WHAT NEEDS TO BE DONE: Everything from the line with "Rebuild this chart" through the line with "import seaborn as sns", inclusive, should be repeated exactly, except the pictures.

+-------+

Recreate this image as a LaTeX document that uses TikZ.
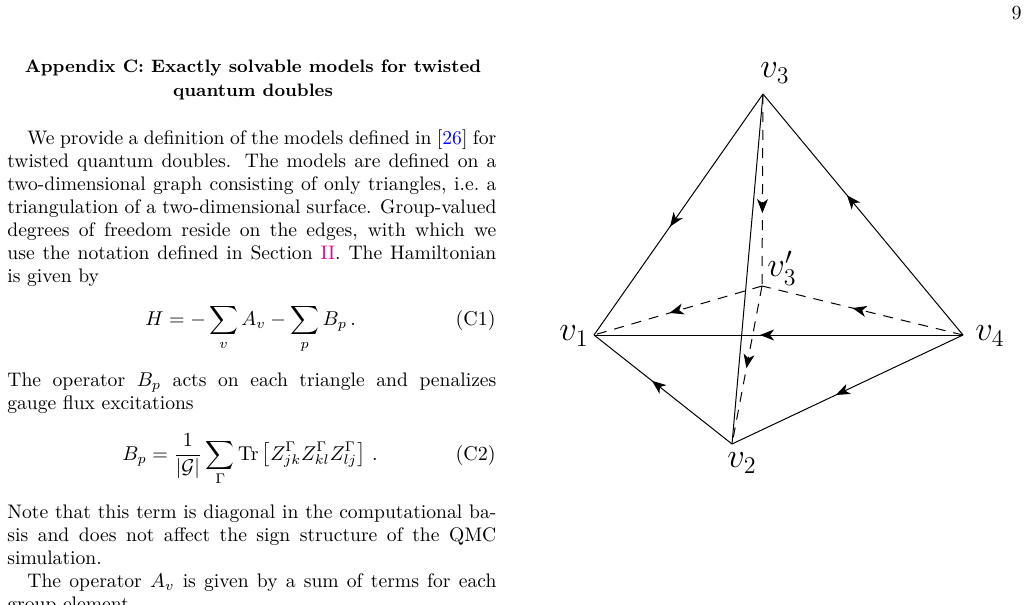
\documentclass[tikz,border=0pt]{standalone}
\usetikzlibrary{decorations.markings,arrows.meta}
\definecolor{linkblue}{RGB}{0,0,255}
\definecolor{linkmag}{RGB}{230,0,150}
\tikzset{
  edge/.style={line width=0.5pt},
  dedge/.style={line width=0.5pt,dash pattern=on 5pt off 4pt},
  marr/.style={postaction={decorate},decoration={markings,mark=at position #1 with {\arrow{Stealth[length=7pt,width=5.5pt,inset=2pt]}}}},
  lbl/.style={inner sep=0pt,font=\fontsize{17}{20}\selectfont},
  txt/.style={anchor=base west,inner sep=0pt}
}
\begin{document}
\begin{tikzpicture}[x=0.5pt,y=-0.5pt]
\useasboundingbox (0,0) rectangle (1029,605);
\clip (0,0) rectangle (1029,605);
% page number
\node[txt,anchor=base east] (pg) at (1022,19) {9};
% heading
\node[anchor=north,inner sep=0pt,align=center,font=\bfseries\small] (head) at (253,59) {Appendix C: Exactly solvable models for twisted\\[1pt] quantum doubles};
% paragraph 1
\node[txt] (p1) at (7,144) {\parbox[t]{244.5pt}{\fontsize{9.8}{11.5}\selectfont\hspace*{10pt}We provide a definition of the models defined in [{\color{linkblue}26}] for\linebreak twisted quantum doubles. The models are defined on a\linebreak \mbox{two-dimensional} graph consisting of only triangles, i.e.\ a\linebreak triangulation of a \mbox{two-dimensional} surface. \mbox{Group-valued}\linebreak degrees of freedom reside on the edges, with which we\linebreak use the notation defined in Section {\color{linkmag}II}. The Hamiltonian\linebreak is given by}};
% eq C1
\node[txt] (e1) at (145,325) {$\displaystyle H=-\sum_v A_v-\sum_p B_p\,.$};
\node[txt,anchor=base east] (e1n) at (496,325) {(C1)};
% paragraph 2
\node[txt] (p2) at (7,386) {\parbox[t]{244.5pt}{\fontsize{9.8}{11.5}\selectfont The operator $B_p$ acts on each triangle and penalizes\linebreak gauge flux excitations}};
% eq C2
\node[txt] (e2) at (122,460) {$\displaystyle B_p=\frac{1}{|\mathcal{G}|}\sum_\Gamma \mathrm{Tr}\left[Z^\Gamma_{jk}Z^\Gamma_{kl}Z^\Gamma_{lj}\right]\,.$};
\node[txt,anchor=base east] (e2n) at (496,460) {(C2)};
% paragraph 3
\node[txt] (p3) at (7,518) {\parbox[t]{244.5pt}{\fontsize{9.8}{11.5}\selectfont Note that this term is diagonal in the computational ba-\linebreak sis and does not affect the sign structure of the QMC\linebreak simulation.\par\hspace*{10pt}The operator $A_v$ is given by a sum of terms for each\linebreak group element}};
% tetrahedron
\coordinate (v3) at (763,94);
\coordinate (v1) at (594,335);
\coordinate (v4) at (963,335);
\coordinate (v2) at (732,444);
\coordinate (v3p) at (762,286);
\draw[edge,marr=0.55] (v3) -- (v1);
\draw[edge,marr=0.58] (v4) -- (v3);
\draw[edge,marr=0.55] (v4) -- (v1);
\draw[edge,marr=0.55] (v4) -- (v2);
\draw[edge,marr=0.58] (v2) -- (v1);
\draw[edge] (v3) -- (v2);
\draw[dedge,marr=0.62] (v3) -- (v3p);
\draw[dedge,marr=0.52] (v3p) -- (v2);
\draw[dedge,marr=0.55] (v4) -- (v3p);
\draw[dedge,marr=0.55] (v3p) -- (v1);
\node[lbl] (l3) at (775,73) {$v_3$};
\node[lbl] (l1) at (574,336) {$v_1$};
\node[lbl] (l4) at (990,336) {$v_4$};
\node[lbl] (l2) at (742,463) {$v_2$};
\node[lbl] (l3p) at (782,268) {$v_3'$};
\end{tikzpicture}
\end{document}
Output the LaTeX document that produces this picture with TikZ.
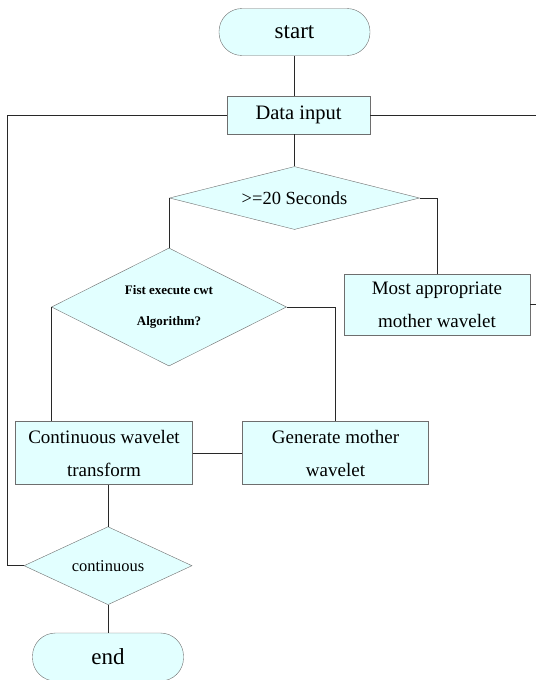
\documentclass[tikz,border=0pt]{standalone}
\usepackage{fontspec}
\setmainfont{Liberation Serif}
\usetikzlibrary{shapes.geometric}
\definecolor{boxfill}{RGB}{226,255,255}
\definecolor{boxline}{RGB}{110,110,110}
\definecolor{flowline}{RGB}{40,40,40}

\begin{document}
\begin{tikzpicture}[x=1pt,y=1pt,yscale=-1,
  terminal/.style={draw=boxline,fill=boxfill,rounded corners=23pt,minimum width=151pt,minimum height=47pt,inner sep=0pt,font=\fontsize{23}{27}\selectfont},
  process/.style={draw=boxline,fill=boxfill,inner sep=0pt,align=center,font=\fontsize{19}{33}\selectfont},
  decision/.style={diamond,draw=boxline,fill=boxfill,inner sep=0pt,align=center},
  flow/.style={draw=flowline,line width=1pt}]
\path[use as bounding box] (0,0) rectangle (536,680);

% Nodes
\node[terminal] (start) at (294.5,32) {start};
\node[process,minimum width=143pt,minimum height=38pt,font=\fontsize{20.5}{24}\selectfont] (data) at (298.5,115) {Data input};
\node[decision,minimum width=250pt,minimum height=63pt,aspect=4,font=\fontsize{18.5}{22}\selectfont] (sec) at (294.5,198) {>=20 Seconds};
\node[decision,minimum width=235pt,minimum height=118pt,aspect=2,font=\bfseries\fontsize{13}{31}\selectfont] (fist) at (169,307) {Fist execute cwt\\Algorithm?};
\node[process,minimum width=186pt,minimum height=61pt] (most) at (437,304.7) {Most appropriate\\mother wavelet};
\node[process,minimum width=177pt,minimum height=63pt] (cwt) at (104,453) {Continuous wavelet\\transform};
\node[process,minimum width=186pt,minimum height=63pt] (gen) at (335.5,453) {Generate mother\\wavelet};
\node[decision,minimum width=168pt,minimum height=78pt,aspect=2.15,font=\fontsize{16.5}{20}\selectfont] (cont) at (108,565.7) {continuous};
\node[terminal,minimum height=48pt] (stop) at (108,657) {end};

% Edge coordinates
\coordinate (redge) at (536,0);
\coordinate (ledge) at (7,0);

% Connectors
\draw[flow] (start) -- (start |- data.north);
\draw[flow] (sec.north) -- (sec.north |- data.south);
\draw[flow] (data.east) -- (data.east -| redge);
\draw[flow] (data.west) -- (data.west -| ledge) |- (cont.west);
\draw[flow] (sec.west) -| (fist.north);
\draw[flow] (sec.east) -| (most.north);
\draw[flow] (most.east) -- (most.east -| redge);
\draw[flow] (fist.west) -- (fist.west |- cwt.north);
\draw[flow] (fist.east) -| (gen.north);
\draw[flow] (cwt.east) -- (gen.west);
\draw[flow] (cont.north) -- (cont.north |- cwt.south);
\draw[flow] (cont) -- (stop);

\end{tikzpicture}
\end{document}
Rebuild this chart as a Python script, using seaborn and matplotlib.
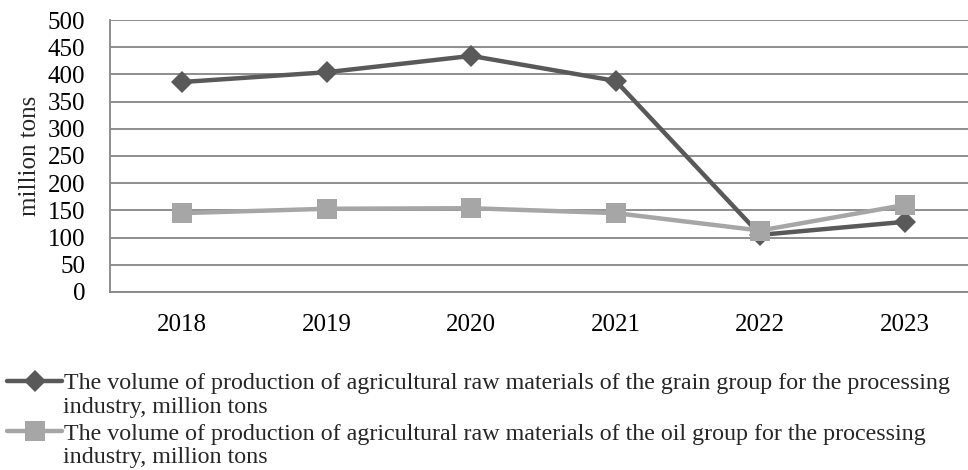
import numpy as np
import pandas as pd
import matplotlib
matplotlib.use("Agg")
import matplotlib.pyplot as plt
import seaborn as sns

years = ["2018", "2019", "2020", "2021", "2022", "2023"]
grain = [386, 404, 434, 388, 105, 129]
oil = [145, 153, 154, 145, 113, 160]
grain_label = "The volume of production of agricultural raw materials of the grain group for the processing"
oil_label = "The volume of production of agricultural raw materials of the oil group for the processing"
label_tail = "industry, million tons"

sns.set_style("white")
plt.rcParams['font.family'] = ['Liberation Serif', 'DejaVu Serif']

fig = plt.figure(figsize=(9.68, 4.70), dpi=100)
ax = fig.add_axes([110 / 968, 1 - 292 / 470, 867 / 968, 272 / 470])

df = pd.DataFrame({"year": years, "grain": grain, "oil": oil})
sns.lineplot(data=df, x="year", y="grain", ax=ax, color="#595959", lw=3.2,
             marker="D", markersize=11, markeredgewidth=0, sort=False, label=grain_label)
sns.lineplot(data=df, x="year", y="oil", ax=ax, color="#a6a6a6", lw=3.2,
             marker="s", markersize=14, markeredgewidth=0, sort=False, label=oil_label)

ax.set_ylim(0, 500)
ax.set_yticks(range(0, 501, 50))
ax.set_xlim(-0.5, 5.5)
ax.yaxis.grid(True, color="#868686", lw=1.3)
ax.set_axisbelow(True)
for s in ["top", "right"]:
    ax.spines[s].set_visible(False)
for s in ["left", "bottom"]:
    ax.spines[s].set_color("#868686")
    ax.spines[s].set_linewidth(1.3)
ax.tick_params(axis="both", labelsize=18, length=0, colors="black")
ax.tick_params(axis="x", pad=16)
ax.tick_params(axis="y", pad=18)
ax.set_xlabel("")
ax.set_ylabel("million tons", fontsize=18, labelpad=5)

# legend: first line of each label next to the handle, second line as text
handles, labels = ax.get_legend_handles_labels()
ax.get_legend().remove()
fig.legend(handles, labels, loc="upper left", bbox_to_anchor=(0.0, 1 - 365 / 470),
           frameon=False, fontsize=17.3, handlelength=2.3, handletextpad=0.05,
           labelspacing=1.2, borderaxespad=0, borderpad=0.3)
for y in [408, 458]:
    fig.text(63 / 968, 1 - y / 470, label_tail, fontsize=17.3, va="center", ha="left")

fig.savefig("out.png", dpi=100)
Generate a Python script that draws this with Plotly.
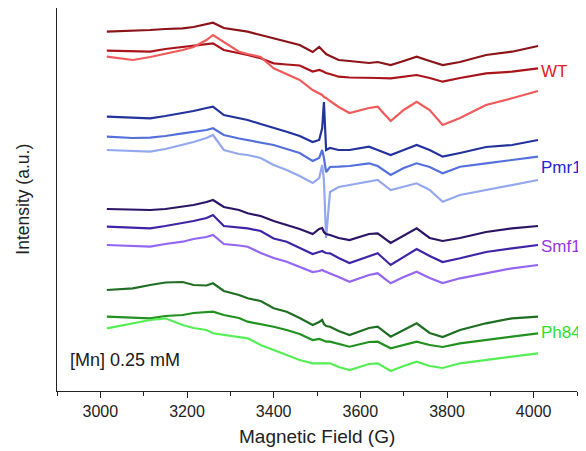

+-------+

EXERCISE OUTPUT:
Rebuild this chart as a Python script, using seaborn and matplotlib.
import numpy as np
import pandas as pd
import matplotlib
matplotlib.use("Agg")
import matplotlib.pyplot as plt
import seaborn as sns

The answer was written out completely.